Julian est prêt à assumer ces variations. « Je sais que c’est normal de travailler un samedi dans mon métier, » explique-t-il. « Tout est une question de souplesse et de dialogue, » estime-t-il. « La plupart des patrons ne réalisent pas que la qualité de vie est essentielle, alors quand ils s’en rendent compte, ça donne envie de rester, » conclut le jeune homme.
Difficile d’imaginer que les salariés puissent prendre des vacances durant les mois les plus prisés par les clients. « C’est aussi une question de bon sens », estime Sarah Zins. Une contrainte endémique des mondes de la restauration, de l’hôtellerie et du tourisme.
Garder une équipe stable : un double avantage
Pour Sarah, les bénéfices sont aussi humains que financiers :
« C’est un cercle vertueux, je n’invente rien en disant que c’est l’équipe qui fait le succès d’une entreprise, et que le capitalisme à pleine balle sans prendre soin des humains avec qui on travaille, ça ne marche pour personne. »
Mais prendre soin de son équipe, c’est aussi s’assurer de ne pas avoir à licencier, ou à recevoir de démission. Car un licenciement coûte cher : financièrement, et moralement. « Quand ça ne marche plus avec une personne dans une équipe, c’est comme un mariage, il ne faut pas forcer, » explique-t-elle.
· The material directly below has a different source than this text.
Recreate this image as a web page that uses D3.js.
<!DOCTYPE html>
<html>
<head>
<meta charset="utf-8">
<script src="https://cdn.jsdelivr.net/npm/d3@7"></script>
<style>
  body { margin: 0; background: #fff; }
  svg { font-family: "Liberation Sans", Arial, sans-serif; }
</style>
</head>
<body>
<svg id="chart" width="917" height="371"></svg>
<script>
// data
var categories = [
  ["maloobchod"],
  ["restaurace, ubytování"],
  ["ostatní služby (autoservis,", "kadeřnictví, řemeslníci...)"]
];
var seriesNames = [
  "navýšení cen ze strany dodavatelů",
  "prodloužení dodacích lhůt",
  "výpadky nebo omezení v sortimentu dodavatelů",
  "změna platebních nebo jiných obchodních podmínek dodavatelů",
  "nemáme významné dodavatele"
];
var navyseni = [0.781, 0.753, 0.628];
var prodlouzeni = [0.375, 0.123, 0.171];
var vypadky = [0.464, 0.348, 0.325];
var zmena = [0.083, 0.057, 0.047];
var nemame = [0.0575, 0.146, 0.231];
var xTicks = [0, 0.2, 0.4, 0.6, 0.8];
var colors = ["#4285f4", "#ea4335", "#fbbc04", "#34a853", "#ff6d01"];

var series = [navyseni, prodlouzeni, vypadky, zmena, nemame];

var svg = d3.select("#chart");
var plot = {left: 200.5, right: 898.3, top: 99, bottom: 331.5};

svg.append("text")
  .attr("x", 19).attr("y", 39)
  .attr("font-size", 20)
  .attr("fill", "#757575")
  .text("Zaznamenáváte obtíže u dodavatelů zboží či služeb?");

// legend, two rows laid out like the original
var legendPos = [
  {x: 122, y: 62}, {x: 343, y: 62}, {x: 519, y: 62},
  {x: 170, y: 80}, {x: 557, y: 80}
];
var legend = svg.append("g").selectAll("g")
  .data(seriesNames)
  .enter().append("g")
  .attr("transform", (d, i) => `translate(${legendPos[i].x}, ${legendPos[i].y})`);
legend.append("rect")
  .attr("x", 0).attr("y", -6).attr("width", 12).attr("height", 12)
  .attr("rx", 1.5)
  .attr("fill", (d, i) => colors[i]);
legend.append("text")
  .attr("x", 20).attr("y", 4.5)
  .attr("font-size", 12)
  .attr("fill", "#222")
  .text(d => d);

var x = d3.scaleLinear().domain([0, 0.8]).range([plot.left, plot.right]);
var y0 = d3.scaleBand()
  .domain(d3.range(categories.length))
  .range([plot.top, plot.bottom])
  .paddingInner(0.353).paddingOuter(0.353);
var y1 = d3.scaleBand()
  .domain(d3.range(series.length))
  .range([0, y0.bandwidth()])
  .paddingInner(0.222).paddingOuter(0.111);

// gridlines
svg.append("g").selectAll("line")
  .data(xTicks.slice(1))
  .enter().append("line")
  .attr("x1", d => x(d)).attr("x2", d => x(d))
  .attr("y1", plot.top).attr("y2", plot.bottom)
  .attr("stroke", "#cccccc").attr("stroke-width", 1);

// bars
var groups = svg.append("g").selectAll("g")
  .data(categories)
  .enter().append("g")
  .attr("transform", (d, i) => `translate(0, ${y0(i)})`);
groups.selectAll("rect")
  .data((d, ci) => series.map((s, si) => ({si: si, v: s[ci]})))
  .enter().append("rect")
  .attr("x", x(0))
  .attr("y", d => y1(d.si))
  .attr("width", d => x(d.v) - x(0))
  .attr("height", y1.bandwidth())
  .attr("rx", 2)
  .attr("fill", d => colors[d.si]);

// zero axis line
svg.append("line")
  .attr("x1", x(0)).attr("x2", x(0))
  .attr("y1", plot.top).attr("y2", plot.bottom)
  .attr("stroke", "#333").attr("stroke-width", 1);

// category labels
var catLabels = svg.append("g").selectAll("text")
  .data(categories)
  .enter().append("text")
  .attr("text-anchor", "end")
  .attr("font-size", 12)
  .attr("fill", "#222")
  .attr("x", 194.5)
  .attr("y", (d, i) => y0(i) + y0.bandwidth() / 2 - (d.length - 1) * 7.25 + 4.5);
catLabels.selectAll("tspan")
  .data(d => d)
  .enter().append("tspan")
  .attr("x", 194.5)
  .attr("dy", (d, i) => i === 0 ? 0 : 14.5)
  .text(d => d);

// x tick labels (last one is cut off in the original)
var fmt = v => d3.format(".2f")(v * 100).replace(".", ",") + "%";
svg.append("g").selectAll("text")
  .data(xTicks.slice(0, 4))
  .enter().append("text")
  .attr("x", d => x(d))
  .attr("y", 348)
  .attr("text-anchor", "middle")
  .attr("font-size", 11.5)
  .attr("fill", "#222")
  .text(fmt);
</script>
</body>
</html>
En plus, lors d’un licenciement, l’indemnité pour le salarié est d’un dixième de son salaire mensuel brut par année d’ancienneté, s’il est là depuis moins de dix ans. « Puis il faut recruter à nouveau, faire des entretiens, ça prend du temps et de l’énergie, » précise Sarah. Et lorsqu’il y a recrutement, il faut former le nouvel employé : un investissement de temps pour la gérante et pour les autres salariés.
Une entreprise humaine, mais une entreprise
Mais Sarah reste prudente sur la pérennité de son expérimentation et ne s’est pas donnée de date butoir :
« Si le chiffre d’affaires ne suffit plus à payer les salaires et les charges, on reviendra aux horaires d’avant [du mardi au samedi, NDLR]. »
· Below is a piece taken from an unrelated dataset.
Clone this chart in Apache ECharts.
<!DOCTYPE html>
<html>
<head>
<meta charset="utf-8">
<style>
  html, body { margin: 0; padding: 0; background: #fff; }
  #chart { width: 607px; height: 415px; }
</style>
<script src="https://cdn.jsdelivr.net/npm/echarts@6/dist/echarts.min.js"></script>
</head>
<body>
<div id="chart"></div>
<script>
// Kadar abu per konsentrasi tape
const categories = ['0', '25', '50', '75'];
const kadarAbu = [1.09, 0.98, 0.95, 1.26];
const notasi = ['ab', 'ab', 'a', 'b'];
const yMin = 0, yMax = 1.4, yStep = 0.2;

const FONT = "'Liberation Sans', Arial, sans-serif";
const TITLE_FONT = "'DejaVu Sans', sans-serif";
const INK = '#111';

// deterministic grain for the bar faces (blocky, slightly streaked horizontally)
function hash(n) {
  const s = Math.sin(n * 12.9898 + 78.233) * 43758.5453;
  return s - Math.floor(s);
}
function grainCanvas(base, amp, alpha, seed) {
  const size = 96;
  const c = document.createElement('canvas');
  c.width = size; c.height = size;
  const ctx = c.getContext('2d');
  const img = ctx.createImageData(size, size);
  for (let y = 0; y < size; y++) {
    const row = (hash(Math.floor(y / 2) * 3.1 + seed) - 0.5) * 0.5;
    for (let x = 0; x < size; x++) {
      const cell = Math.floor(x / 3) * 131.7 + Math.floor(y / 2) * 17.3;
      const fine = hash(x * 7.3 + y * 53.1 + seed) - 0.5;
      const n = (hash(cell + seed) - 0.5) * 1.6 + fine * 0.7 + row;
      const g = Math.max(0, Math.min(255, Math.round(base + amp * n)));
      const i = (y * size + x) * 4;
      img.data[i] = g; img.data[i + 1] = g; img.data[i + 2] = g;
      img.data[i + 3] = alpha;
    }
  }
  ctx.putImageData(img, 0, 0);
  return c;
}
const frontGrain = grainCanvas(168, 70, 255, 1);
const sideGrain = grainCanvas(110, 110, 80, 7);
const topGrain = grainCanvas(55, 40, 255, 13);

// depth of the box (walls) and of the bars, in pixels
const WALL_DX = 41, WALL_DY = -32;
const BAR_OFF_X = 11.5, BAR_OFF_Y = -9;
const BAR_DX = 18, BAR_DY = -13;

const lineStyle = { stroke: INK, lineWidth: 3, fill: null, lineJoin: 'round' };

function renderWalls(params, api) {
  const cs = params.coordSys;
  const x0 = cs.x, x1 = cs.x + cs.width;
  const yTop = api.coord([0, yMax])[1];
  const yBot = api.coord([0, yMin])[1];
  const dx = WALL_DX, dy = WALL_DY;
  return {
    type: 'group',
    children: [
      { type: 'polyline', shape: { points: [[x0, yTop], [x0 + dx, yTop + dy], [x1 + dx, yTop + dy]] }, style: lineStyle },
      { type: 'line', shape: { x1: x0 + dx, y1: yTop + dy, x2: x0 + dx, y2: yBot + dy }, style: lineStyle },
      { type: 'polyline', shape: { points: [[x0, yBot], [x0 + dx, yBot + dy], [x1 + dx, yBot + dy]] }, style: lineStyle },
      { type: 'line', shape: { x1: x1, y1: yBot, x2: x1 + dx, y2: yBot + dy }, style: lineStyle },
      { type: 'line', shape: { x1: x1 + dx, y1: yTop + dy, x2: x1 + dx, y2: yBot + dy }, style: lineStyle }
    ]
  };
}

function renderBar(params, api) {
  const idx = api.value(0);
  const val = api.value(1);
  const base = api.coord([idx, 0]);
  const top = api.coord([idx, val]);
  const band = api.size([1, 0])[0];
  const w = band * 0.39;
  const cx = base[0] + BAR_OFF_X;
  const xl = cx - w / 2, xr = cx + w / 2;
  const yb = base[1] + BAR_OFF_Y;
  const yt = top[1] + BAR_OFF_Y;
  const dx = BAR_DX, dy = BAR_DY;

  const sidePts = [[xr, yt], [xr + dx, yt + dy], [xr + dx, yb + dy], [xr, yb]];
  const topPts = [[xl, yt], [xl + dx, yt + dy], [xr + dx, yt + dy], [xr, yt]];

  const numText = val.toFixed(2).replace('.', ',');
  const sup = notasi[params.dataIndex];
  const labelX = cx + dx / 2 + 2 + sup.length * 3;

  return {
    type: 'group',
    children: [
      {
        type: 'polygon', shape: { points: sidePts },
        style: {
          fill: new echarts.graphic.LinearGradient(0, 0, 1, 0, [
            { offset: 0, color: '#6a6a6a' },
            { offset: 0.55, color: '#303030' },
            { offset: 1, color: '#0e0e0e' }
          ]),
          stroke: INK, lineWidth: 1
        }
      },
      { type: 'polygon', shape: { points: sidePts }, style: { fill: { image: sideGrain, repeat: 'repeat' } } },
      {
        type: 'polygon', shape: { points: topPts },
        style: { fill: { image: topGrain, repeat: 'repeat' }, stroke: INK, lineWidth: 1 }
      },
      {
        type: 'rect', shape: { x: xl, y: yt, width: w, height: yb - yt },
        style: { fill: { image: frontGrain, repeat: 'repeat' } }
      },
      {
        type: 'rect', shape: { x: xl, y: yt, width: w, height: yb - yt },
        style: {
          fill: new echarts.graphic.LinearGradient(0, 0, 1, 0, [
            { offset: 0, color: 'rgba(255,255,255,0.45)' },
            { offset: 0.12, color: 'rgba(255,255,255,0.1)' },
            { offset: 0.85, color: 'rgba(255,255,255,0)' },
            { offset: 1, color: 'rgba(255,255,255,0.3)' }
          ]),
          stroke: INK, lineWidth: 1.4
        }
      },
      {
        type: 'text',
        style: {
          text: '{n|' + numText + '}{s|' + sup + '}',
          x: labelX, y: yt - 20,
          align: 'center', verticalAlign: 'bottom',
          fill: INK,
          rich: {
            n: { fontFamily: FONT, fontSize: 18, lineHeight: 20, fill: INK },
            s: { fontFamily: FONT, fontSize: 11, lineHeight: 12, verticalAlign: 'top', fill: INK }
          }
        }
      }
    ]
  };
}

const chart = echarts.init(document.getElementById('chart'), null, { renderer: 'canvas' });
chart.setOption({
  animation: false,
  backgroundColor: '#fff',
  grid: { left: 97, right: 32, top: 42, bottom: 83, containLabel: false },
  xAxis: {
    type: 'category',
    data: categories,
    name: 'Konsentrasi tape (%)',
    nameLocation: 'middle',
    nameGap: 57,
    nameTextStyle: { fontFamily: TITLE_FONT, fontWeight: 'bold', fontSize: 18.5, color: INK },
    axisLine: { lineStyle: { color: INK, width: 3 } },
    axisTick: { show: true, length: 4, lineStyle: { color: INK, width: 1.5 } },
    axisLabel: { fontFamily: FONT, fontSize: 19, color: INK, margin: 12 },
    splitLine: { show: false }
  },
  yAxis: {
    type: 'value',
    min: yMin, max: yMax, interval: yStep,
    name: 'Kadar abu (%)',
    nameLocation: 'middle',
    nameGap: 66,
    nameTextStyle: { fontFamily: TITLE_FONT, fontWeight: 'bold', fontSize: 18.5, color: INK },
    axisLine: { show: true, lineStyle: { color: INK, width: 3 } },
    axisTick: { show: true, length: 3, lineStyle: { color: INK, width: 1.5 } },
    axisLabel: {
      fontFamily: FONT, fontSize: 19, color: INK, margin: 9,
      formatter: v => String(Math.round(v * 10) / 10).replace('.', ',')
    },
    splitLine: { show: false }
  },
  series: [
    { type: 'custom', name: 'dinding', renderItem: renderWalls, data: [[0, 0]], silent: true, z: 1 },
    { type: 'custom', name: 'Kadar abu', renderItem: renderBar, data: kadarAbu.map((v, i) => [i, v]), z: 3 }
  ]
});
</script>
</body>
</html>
Et Camille, Benoît et Julian le savent. Sarah a aussi d’autres projets pour impliquer les salariés dans l’entreprise de façon plus directe, de les y associer. Elle distribue déjà des primes occasionnelles « directement liées au chiffre d’affaire du restaurant, » explique-t-elle. En 2022, elle prévoit de mettre en place un accord d’intéressement pour ses employés. Cela signifie qu’ils pourront obtenir des primes basées sur les bénéfices du restaurant, selon un accord d’un à trois ans.